Objective
Would you return the run of lines that starts at the one with "Recreate this image" and ends at the one with "from matplotlib.ticker import", ends included, exactly as written and without the images?

Records with drawing code
■ ■ ■ ■
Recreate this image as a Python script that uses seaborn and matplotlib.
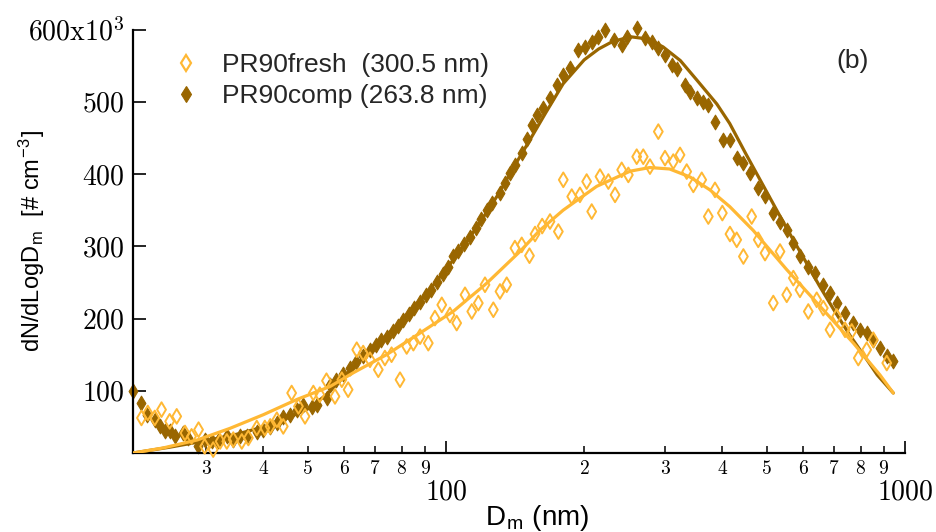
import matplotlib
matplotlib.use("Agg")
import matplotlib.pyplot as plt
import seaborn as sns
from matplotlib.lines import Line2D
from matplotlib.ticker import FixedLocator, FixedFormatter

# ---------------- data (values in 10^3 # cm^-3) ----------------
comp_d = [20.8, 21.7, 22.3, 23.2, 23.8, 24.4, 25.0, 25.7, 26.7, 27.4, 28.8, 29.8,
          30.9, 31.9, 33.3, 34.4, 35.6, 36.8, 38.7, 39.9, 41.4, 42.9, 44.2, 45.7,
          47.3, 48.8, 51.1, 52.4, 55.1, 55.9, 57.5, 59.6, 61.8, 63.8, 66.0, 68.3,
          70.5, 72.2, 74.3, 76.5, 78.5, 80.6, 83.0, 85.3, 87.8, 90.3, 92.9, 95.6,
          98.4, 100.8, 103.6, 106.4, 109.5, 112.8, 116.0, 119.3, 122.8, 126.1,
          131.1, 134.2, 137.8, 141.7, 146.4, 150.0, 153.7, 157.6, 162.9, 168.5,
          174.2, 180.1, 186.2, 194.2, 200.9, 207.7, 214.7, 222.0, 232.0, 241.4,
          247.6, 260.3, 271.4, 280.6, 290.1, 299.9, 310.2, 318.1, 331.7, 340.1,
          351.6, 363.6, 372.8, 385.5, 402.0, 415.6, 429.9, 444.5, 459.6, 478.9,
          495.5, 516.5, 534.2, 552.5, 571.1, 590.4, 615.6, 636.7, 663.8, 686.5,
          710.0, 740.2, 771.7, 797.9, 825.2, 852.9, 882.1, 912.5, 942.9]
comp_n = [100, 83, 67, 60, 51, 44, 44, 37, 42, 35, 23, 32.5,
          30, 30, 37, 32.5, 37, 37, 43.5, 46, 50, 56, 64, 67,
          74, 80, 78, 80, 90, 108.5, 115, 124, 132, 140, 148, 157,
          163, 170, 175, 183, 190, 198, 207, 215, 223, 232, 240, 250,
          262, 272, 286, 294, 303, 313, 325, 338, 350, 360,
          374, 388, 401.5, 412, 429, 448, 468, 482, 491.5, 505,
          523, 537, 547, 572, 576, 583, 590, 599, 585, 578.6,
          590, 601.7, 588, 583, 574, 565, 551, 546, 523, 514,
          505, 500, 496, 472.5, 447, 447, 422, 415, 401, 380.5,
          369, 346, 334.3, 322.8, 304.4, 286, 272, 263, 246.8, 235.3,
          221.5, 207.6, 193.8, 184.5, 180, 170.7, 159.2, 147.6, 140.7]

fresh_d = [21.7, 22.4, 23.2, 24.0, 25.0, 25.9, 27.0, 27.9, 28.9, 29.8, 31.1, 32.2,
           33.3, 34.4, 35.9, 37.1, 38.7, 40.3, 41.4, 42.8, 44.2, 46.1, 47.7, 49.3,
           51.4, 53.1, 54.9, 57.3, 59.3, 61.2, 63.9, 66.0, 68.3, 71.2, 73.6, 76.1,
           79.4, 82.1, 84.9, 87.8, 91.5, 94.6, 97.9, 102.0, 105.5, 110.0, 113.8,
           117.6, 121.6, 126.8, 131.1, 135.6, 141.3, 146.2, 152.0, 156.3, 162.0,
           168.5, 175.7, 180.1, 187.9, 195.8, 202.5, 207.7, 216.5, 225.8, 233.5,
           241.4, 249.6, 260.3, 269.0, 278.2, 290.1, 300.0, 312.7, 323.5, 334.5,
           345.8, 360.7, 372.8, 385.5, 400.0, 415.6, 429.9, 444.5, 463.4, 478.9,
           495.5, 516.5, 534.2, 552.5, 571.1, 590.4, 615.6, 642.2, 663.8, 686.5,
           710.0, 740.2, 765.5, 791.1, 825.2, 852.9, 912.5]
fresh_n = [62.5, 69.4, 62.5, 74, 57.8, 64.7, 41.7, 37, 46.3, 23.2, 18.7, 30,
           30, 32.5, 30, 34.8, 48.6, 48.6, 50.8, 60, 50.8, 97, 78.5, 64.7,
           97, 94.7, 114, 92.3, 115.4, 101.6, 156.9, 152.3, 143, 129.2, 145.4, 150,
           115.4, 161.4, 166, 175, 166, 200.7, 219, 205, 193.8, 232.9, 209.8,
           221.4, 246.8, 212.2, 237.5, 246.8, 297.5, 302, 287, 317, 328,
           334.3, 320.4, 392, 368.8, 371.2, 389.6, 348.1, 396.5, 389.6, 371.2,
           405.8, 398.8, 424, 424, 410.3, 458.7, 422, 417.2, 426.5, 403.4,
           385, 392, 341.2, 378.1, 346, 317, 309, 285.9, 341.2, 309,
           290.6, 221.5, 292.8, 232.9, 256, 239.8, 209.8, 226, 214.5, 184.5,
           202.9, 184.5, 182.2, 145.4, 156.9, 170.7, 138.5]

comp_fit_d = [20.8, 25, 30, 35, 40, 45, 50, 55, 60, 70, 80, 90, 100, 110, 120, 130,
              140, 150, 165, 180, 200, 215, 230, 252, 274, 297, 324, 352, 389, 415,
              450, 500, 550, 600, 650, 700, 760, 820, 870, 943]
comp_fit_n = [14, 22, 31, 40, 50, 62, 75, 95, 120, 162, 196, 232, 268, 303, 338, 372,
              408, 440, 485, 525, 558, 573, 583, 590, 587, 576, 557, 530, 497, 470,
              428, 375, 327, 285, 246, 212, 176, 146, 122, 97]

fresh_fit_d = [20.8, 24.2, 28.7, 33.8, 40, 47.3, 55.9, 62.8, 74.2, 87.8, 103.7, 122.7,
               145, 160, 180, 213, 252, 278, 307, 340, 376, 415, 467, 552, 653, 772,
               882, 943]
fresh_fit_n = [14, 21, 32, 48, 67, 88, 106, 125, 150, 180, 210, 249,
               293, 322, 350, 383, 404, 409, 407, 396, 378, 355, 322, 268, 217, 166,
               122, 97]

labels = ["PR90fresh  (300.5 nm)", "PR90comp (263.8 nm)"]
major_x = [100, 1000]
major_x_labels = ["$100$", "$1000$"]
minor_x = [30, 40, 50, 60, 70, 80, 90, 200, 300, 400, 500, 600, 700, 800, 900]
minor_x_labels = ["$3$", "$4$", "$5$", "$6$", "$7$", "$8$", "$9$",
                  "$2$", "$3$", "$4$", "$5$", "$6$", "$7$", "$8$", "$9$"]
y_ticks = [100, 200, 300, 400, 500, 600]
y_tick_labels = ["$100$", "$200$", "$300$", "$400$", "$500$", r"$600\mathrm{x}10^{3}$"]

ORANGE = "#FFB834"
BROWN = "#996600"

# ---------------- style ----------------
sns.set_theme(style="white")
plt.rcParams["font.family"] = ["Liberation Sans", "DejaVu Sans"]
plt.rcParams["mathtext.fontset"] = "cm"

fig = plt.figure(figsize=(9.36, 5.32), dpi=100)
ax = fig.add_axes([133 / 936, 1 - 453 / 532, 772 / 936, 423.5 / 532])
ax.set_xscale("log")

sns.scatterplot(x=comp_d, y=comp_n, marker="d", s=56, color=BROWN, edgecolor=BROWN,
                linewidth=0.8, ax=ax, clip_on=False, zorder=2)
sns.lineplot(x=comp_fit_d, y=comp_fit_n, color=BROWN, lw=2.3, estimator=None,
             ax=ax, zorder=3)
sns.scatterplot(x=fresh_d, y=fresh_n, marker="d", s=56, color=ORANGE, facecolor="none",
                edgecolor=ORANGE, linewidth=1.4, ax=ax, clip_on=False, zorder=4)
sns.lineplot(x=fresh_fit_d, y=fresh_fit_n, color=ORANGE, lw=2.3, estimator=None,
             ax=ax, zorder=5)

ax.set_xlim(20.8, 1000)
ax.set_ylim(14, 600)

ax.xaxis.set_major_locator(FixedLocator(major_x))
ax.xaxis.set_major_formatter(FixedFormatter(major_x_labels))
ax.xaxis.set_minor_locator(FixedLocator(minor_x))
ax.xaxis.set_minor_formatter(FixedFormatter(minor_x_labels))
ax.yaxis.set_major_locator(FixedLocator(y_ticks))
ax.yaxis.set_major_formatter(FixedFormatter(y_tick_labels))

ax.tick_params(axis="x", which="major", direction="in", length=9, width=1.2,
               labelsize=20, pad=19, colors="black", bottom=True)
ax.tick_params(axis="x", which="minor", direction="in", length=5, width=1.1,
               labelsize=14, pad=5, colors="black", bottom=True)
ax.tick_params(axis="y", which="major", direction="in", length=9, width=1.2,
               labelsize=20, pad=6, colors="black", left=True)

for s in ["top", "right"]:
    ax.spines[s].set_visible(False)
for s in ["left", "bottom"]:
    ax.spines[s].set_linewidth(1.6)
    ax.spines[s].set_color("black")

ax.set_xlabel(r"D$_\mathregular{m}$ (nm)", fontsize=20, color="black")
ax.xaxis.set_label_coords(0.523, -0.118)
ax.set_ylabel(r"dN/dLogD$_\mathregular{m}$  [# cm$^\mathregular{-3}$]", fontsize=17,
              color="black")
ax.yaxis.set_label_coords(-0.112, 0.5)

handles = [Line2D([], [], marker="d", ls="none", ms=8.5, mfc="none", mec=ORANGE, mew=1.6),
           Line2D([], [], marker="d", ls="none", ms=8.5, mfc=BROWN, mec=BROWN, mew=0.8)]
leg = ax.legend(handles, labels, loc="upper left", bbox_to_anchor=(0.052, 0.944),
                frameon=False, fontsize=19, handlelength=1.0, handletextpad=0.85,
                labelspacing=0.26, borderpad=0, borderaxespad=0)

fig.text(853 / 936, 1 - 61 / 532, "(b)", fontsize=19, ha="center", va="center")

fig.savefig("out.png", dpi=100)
■ ■ ■ ■
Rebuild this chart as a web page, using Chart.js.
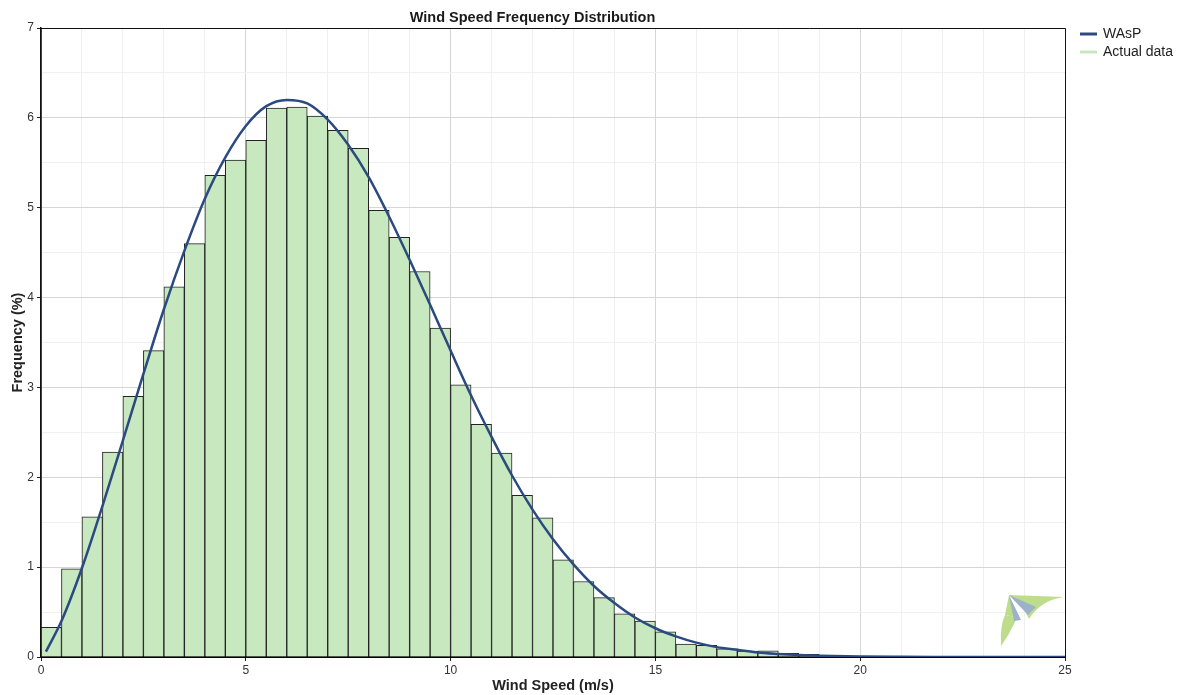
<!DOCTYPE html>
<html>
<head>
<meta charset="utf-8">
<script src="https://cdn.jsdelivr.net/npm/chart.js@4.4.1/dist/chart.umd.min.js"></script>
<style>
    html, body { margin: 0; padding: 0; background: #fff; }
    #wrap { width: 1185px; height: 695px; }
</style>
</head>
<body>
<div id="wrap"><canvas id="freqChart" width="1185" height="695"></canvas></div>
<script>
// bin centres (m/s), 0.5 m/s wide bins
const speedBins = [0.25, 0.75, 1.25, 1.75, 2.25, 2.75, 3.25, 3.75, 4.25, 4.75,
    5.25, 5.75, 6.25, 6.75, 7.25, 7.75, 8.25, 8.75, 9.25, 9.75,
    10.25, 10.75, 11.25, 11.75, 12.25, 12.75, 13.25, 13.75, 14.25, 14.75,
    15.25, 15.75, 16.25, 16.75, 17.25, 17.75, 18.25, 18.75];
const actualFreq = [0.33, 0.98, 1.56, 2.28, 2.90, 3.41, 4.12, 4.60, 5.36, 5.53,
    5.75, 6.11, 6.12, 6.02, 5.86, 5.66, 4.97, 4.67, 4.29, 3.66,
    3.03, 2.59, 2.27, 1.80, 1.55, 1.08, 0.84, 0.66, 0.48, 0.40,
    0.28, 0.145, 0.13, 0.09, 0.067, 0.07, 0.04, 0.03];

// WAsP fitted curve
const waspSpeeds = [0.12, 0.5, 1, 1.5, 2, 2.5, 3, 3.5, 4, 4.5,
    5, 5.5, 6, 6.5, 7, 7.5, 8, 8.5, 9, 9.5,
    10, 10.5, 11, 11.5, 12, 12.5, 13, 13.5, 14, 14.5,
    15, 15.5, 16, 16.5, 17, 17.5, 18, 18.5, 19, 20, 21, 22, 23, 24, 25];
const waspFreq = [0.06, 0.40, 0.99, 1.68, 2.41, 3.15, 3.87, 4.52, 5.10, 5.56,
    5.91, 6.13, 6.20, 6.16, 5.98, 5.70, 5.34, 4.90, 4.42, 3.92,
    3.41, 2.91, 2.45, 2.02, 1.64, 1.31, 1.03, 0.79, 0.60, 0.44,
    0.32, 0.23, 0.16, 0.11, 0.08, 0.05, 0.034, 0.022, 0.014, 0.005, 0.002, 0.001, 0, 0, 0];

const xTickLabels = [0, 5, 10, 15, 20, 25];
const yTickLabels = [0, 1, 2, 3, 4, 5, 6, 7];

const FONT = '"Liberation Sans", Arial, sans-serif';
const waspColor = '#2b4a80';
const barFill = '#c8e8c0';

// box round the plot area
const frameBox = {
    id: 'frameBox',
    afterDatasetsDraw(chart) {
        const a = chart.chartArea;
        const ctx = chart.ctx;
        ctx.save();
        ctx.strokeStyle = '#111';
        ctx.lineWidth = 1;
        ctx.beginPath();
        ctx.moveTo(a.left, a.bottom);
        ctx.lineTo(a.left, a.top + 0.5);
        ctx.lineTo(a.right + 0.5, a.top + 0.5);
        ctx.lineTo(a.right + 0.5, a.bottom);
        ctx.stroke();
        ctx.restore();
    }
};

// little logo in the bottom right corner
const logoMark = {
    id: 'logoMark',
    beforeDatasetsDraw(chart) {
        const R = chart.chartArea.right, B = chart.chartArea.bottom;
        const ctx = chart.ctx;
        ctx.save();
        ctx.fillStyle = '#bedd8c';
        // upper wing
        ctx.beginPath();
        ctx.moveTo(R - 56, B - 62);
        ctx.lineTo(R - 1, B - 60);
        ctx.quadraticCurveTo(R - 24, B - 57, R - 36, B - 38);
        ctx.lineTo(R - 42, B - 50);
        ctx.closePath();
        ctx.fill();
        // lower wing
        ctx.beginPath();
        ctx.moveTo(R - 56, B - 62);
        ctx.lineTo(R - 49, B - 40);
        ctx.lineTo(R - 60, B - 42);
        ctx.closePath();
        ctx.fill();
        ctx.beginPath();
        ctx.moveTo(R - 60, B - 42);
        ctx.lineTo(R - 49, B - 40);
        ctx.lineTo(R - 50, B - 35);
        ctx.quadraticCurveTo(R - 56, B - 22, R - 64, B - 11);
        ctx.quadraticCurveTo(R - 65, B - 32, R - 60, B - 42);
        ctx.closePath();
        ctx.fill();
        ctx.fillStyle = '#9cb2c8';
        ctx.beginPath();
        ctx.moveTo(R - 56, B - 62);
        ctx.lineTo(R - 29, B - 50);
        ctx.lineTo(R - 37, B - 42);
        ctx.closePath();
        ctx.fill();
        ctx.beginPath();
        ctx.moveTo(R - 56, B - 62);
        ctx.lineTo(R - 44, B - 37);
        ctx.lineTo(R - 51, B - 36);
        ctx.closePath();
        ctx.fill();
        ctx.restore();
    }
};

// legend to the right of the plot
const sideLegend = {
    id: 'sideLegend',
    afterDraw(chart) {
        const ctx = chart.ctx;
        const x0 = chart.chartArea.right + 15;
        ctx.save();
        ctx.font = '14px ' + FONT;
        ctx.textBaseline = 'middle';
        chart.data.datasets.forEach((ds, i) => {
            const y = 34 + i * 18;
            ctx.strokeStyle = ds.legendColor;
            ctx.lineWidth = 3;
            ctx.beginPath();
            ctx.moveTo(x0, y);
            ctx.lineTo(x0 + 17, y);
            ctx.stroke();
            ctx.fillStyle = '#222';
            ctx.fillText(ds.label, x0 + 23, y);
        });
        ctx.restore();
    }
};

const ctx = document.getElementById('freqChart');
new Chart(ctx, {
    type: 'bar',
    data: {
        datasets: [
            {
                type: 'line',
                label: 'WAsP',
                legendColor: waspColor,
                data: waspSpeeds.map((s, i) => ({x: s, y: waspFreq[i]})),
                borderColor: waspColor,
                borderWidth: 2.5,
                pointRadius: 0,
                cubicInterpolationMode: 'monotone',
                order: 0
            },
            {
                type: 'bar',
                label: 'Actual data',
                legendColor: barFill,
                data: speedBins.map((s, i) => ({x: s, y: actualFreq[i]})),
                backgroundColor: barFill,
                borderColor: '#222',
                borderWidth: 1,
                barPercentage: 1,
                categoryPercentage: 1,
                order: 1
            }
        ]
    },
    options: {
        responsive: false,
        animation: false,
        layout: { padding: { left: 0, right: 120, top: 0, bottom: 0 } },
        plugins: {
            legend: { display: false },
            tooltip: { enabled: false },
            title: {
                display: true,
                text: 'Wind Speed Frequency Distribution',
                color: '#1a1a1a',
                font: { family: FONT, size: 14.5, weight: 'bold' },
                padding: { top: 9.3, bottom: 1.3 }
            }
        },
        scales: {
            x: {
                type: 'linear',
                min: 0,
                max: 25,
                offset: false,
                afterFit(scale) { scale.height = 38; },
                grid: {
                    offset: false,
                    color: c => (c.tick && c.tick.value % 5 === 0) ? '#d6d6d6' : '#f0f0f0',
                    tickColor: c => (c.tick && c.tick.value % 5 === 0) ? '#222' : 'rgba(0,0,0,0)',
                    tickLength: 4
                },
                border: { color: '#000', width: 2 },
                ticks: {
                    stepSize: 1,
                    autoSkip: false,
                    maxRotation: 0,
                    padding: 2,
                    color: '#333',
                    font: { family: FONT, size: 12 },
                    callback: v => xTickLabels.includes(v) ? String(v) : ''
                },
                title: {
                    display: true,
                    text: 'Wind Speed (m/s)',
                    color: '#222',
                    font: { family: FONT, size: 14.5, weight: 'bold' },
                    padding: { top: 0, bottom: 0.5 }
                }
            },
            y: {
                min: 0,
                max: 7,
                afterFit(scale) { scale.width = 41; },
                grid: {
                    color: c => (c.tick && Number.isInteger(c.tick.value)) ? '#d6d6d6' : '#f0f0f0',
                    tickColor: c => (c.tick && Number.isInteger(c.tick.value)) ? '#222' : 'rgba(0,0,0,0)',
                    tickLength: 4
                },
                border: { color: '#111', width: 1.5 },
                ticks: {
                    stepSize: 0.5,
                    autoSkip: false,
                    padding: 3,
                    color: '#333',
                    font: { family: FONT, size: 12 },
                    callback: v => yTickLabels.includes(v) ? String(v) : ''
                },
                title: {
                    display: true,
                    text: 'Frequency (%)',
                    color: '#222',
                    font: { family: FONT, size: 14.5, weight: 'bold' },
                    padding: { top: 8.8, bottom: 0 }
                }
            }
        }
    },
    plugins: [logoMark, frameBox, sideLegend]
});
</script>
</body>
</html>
■ ■ ■ ■
In response
Recreate this image as a Python script that uses seaborn and matplotlib.
import matplotlib
matplotlib.use("Agg")
import matplotlib.pyplot as plt
import seaborn as sns
from matplotlib.lines import Line2D
from matplotlib.ticker import FixedLocator, FixedFormatter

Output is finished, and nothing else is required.